Soudure et mayonnaise donc, deux activités qui n’informent pas tant le travail
de l’artiste que le contexte prévalant à sa réalisation, quand l’horizon des
occupations ordinaires s’obscurcie sous l’ombre d’un agenda trop rempli. Il
faut dire que Kevin Rouillard, entre ses grands murs du Palais de Tokyo
(exposition visible du 20 février au 17 mai 2020) et cette nouvelle exposition
proposée parallèlement à la galerie Thomas Bernard, n’aura pas beaucoup
arrêté ces temps-ci. Mais au burn out qui menace comme une épée au dessus
de la tête de notre occident néo-libéral, l’artiste renvoie à une formule qui
n’est pas sans faire écho au fameux Traité du zen et de l’entretien des
motocyclettes (1974) de Robert M. Pirsig. Dans les deux cas, la même
inclinaison à trouver dans les gestes répétitifs (pour ne pas dire littéralement
aliénants) une certaine noblesse : celle qui conduirait au repos de l’esprit et à
un sentiment, sinon de plénitude, tout le moins de dégagement – dont le
travail ne serait rien d’autre que le catalyseur.
Et c’est ainsi que sont à nouveau sorties de l’atelier de la rue Nau, dans le 5 ème
arrondissement de Marseille, de grandes compositions métalliques.

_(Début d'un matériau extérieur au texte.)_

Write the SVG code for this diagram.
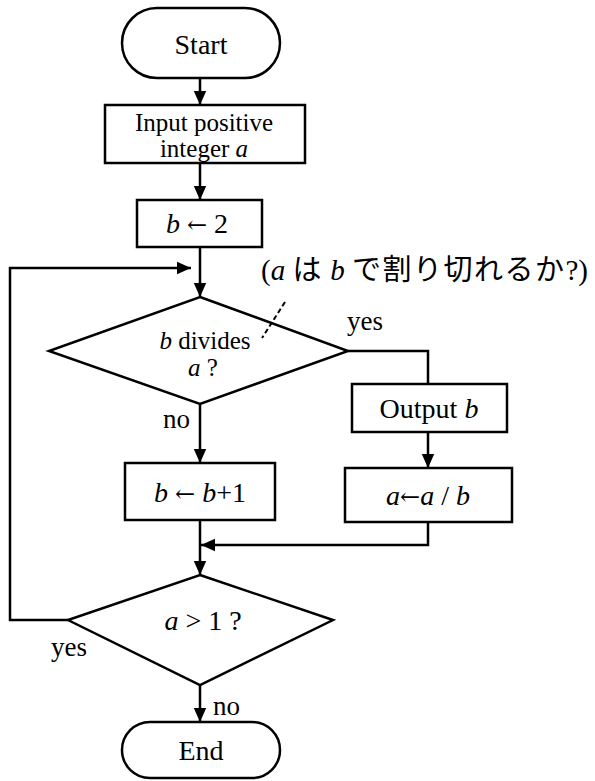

Chacune
d’elle est monochrome : jaune, rouge, beige ou noire, et brille comme un
habile rapiéçage de carrosseries. L’artiste explique avoir eu en tête des
drapeaux, dont ces pièces seraient en quelques sortes l’expression minimale,
au moment de leur exécution. Mais ici encore, suivant l’orientation qui fut la
sienne ces dernières mois, plus de signes ou de juxtapositions de couleurs qui
donneraient à ces bannières rigides une quelconque origine : elles restent
orphelines de sens et d’appartenance, occupant les murs de la galerie tel un
paysage rendu à sa plus simple apparition.
On pensera alors, et une fois de plus, face à cette « couture » de bidons
déroulés – comme se plait à la qualifier Kevin Rouillard – aux artistes
appartenant de près ou de loin à la Color Field painting – Mark Rothko et
Ellsworth Kelly en tête. Cependant, ces surfaces abstraites portent toujours en
elles les stigmates de cette intense proximité qui lie l’artiste à son matériau.
Rejetant un certain idéalisme formel propre à ces peintres au profit de la
présence troublante, vibrante presque, du métal transformé, Kevin Rouillard
fait surgir du monde industriel la part contemplative qu’on lui aurait ignoré.